SHORT PROBLEM: Retype the opening lines of the listing below, ending with the line that contains "pc=1', 'CBDFIG, pp=2, pc=2'];", and leave out any pictures.

INFORMATION PROVIDED:

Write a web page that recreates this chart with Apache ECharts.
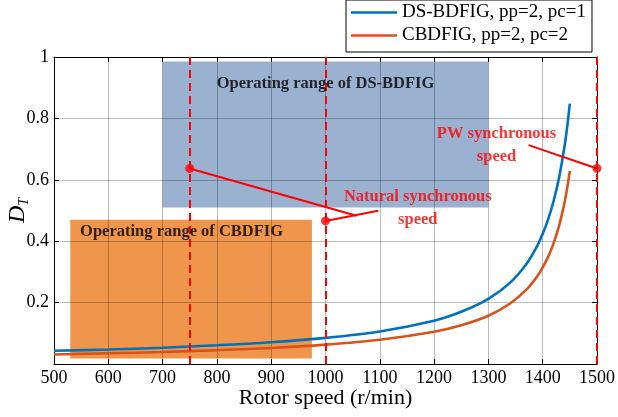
<!DOCTYPE html>
<html>
<head>
<meta charset="utf-8">
<style>
  html, body { margin: 0; padding: 0; background: #fff; }
  #chart { width: 618px; height: 417px; }
</style>
<script src="https://cdn.jsdelivr.net/npm/echarts@6/dist/echarts.min.js"></script>
</head>
<body>
<div id="chart"></div>
<script>
// Rotor speed samples (r/min)
const speeds = [500, 600, 700, 800, 900, 1000, 1100, 1200, 1250, 1300, 1340, 1370, 1390, 1400, 1410, 1420, 1430, 1440, 1445, 1450];
// D_T of the dual-stator machine
const dsBdfig = [0.043, 0.047, 0.053, 0.061, 0.071, 0.085, 0.106, 0.141, 0.170, 0.212, 0.265, 0.326, 0.385, 0.424, 0.471, 0.530, 0.606, 0.707, 0.771, 0.848];
// D_T of the cascaded machine
const cbdfig = [0.031, 0.035, 0.039, 0.045, 0.052, 0.063, 0.079, 0.105, 0.126, 0.157, 0.197, 0.242, 0.286, 0.315, 0.349, 0.393, 0.449, 0.524, 0.572, 0.629];

const seriesNames = ['DS-BDFIG, pp=2, pc=1', 'CBDFIG, pp=2, pc=2'];

// Operating ranges: [speed from, speed to] and [D_T from, D_T to]
const dsRangeSpeed = [700, 1300];
const dsRangeDT = [0.51, 0.985];
const cbRangeSpeed = [530, 975];
const cbRangeDT = [0.018, 0.47];

// Reference speeds marked with dashed lines
const refSpeeds = [750, 1000, 1500];
// Marked points on the reference lines
const markedPoints = [[750, 0.637], [1000, 0.466], [1500, 0.637]];
// Callout leader lines
const leaderA = [[750, 0.637], [1057, 0.483]];
const leaderB = [[1000, 0.466], [1097, 0.499]];
const leaderC = [[1500, 0.637], [1374, 0.713]];

const xTicks = { min: 500, max: 1500, step: 100 };
const yTicks = { min: 0, max: 1, step: 0.2 };

const serif = "'Liberation Serif', 'Times New Roman', serif";
const red = '#FF0000';

function pairs(xs, ys) { return xs.map((x, i) => [x, ys[i]]); }

const gridLine = { show: true, lineStyle: { color: 'rgba(0,0,0,0.26)', width: 1 } };

const chart = echarts.init(document.getElementById('chart'), null, { renderer: 'canvas' });

chart.setOption({
  animation: false,
  backgroundColor: '#fff',
  textStyle: { fontFamily: serif },
  grid: { left: 54, right: 21, top: 57, bottom: 53, containLabel: false, outerBoundsMode: 'none' },
  legend: {
    data: seriesNames,
    orient: 'vertical',
    left: 346,
    top: 0,
    padding: [3, 6, 7, 5],
    itemGap: 4,
    itemWidth: 46,
    itemHeight: 2.5,
    itemStyle: { borderWidth: 0 },
    icon: 'rect',
    backgroundColor: '#fff',
    borderColor: '#000',
    borderWidth: 1,
    textStyle: { fontFamily: serif, fontSize: 19, lineHeight: 19, color: '#000' }
  },
  xAxis: [
    {
      type: 'value', min: xTicks.min, max: xTicks.max, interval: xTicks.step, z: 2,
      name: 'Rotor speed (r/min)', nameLocation: 'middle', nameGap: 23, nameMoveOverlap: false,
      nameTextStyle: { fontFamily: serif, fontSize: 22, color: '#000' },
      axisLine: { show: true, onZero: false, lineStyle: { color: '#000', width: 1 } },
      axisTick: { show: true, inside: true, length: 5, lineStyle: { color: '#000' } },
      axisLabel: { fontFamily: serif, fontSize: 18, color: '#000', margin: 5, formatter: v => String(v) },
      splitLine: gridLine
    },
    {
      type: 'value', position: 'top', min: xTicks.min, max: xTicks.max, interval: xTicks.step, z: 2,
      axisLine: { show: true, onZero: false, lineStyle: { color: '#000', width: 1 } },
      axisTick: { show: true, inside: true, length: 5, lineStyle: { color: '#000' } },
      axisLabel: { show: false },
      splitLine: { show: false }
    }
  ],
  yAxis: [
    {
      type: 'value', min: yTicks.min, max: yTicks.max, interval: yTicks.step, z: 2,
      name: '{d|D}{s|T}', nameLocation: 'middle', nameGap: 23, nameRotate: 90, nameMoveOverlap: false,
      nameTextStyle: {
        color: '#000',
        rich: {
          d: { fontFamily: serif, fontStyle: 'italic', fontSize: 24, color: '#000', lineHeight: 26 },
          s: { fontFamily: serif, fontStyle: 'italic', fontSize: 14, color: '#000', lineHeight: 26, verticalAlign: 'bottom', padding: [9, 0, 0, 0] }
        }
      },
      axisLine: { show: true, onZero: false, lineStyle: { color: '#000', width: 1 } },
      axisTick: { show: true, inside: true, length: 5, lineStyle: { color: '#000' } },
      axisLabel: {
        fontFamily: serif, fontSize: 18, color: '#000', margin: 5,
        formatter: v => (v === 0 ? '' : String(+v.toFixed(1)))
      },
      splitLine: gridLine
    },
    {
      type: 'value', position: 'right', min: yTicks.min, max: yTicks.max, interval: yTicks.step, z: 2,
      axisLine: { show: true, onZero: false, lineStyle: { color: '#000', width: 1 } },
      axisTick: { show: true, inside: true, length: 5, lineStyle: { color: '#000' } },
      axisLabel: { show: false },
      splitLine: { show: false }
    }
  ],
  series: [
    // Shaded operating ranges, beneath the grid lines
    {
      name: 'ranges', type: 'line', data: [], z: 1, silent: true,
      markArea: {
        silent: true,
        label: { show: false },
        data: [
          [{ coord: [dsRangeSpeed[0], dsRangeDT[0]], itemStyle: { color: '#9BB1D0' } }, { coord: [dsRangeSpeed[1], dsRangeDT[1]] }],
          [{ coord: [cbRangeSpeed[0], cbRangeDT[0]], itemStyle: { color: '#F0964C' } }, { coord: [cbRangeSpeed[1], cbRangeDT[1]] }]
        ]
      }
    },
    {
      name: seriesNames[0], type: 'line', data: pairs(speeds, dsBdfig), z: 3,
      showSymbol: false, smooth: 0.3, color: '#0072BD',
      lineStyle: { color: '#0072BD', width: 2.6 }
    },
    {
      name: seriesNames[1], type: 'line', data: pairs(speeds, cbdfig), z: 3,
      showSymbol: false, smooth: 0.3, color: '#D95319',
      lineStyle: { color: '#D95319', width: 2.6 }
    },
    // Dashed reference speeds
    {
      name: 'refs', type: 'line', data: [], z: 4, silent: true,
      markLine: {
        silent: true, symbol: 'none', label: { show: false },
        lineStyle: { color: red, width: 2, type: [8, 5] },
        data: refSpeeds.map(s => ({ xAxis: s }))
      }
    },
    { name: 'leaderA', type: 'line', data: leaderA, z: 4, showSymbol: false, silent: true, lineStyle: { color: red, width: 2 } },
    { name: 'leaderB', type: 'line', data: leaderB, z: 4, showSymbol: false, silent: true, lineStyle: { color: red, width: 2 } },
    { name: 'leaderC', type: 'line', data: leaderC, z: 4, showSymbol: false, silent: true, lineStyle: { color: red, width: 2 } },
    {
      name: 'points', type: 'scatter', data: markedPoints, z: 5, silent: true,
      symbol: 'circle', symbolSize: 9, itemStyle: { color: red }
    },
    // Captions
    {
      name: 'captions', type: 'scatter', z: 6, silent: true, symbolSize: 0,
      label: { show: true, position: 'inside', fontFamily: serif, fontWeight: 'bold', fontSize: 16.5, lineHeight: 22.6, align: 'center' },
      data: [
        { value: [1000, 0.914], label: { formatter: 'Operating range of DS-BDFIG', color: '#000' } },
        { value: [735, 0.43], label: { formatter: 'Operating range of CBDFIG', color: '#000' } },
        { value: [1170, 0.508], label: { formatter: 'Natural synchronous\nspeed', color: red } },
        { value: [1315, 0.713], label: { formatter: 'PW synchronous\nspeed', color: red } }
      ]
    }
  ]
});
</script>
</body>
</html>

WRITTEN REPLY:
Write a web page that recreates this chart with Apache ECharts.
<!DOCTYPE html>
<html>
<head>
<meta charset="utf-8">
<style>
  html, body { margin: 0; padding: 0; background: #fff; }
  #chart { width: 618px; height: 417px; }
</style>
<script src="https://cdn.jsdelivr.net/npm/echarts@6/dist/echarts.min.js"></script>
</head>
<body>
<div id="chart"></div>
<script>
// Rotor speed samples (r/min)
const speeds = [500, 600, 700, 800, 900, 1000, 1100, 1200, 1250, 1300, 1340, 1370, 1390, 1400, 1410, 1420, 1430, 1440, 1445, 1450];
// D_T of the dual-stator machine
const dsBdfig = [0.043, 0.047, 0.053, 0.061, 0.071, 0.085, 0.106, 0.141, 0.170, 0.212, 0.265, 0.326, 0.385, 0.424, 0.471, 0.530, 0.606, 0.707, 0.771, 0.848];
// D_T of the cascaded machine
const cbdfig = [0.031, 0.035, 0.039, 0.045, 0.052, 0.063, 0.079, 0.105, 0.126, 0.157, 0.197, 0.242, 0.286, 0.315, 0.349, 0.393, 0.449, 0.524, 0.572, 0.629];

const seriesNames = ['DS-BDFIG, pp=2, pc=1', 'CBDFIG, pp=2, pc=2'];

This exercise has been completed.